500.A15a3/744: Telegram
The Chairman of the American Delegation (Stimson) to the Acting Secretary of State
[Received 8:40 p.m.]
126. For the President and the Acting Secretary of State. I took Morrow with me on Saturday morning and had a conference with Henderson. Henderson and Briand, I had learned, were about to meet and I wished Henderson to know clearly the American position in opposition to the consultative pact. A definite and clear statement of this was made to him. This precaution was a fortunate one, as it developed that he felt quite differently from MacDonald and such a pact had even been drafted by him.
That afternoon I had tea at Stanmore with Briand and Léger, with Morrow present, and had a long talk with them. I then told them that I had reached the conclusion that any blending of a successful naval treaty and the Kellogg Pact now would be disastrous to both; that I was a friend of both. I gave them a full and careful explanation of my position on the modification of the Kellogg Pact, filling in fully the background since last summer when the subject was first broached; and my reasons for the conclusion which I had reached. I told him why the papers in America relied on by him did not represent real public opinion on the subject and explained fully to him the situation as to that public opinion. The interview, which was long and friendly, terminated in his telling me that the matter was ended so far as he was concerned and that he fully understood my position.
Briand and Massigli had a long conference at Chequers on Sunday with Henderson and the Prime Minister, as I was told by the Prime Minister today. He had overruled Henderson, so he told me, on the subject of a consultative pact. The interview with Briand, he said, had been long and friendly, and any idea which Briand had had of a guarantee of military assistance was ended. The Prime Minister hoped that through some other formula an agreement with the French could still be worked out. He is thinking of inserting a preamble in the proposed naval treaty which would recite and reaffirm the Kellogg Pact as to the renunciation of war. The following sentence from the joint statement made at Rapidan75 might possibly serve as the basis for such a preamble:76
“After full consideration our Governments resolve to accept the peace pact not only as a declaration of good intentions but as a positive obligation to direct national policy in accordance with its pledge.”
Negotiations between the French and the British were resumed today, with Morrow, Robinson and myself present. This session later merged into a session of a subcommittee, which lasted all day and will continue tomorrow, for the purpose of analyzing the British-French figures. Morrow was present.
Morrow and I believe that a purely consultative pact would not help in reducing France’s figures, unless the French people would falsely conceive such a pact to imply that we would give military assistance against an aggressor, and it seems to us that what France really wants is a security pact of mutual military assistance against an aggressor. We are convinced, in other words, that American newspapers such as the Baltimore Sun, the World, and the New York Times, which have been attacking the President for not favoring a purely consultative pact, are wrong in their belief that France would be satisfied with such a pact.

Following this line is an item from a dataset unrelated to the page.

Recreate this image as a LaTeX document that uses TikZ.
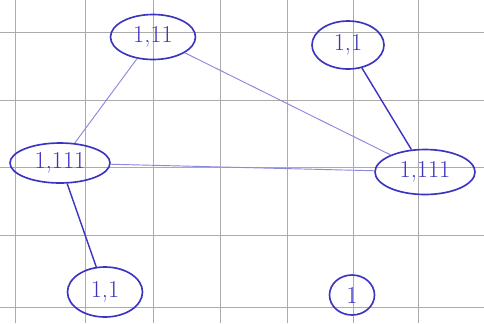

Reed, aided by me, has been carrying on negotiations with the Japanese contemporaneously with the foregoing negotiations. The negotiations with the Japanese are very tedious, as the Japanese, evidently in an endeavor to satisfy internal dissensions in their delegation, are bringing to us recurrent propositions which they know we will refuse; however, we believe we are slowly reaching a point of agreement with them which will be satisfactory.
The Italians remain noncooperative.
The reference to the Rapidan joint statement which the Prime Minister made last night in his broadcast was suggested to him by me in order that pressure on the President might be relieved by giving evidence that the Prime Minister did not expect America to cooperate in affairs in Europe.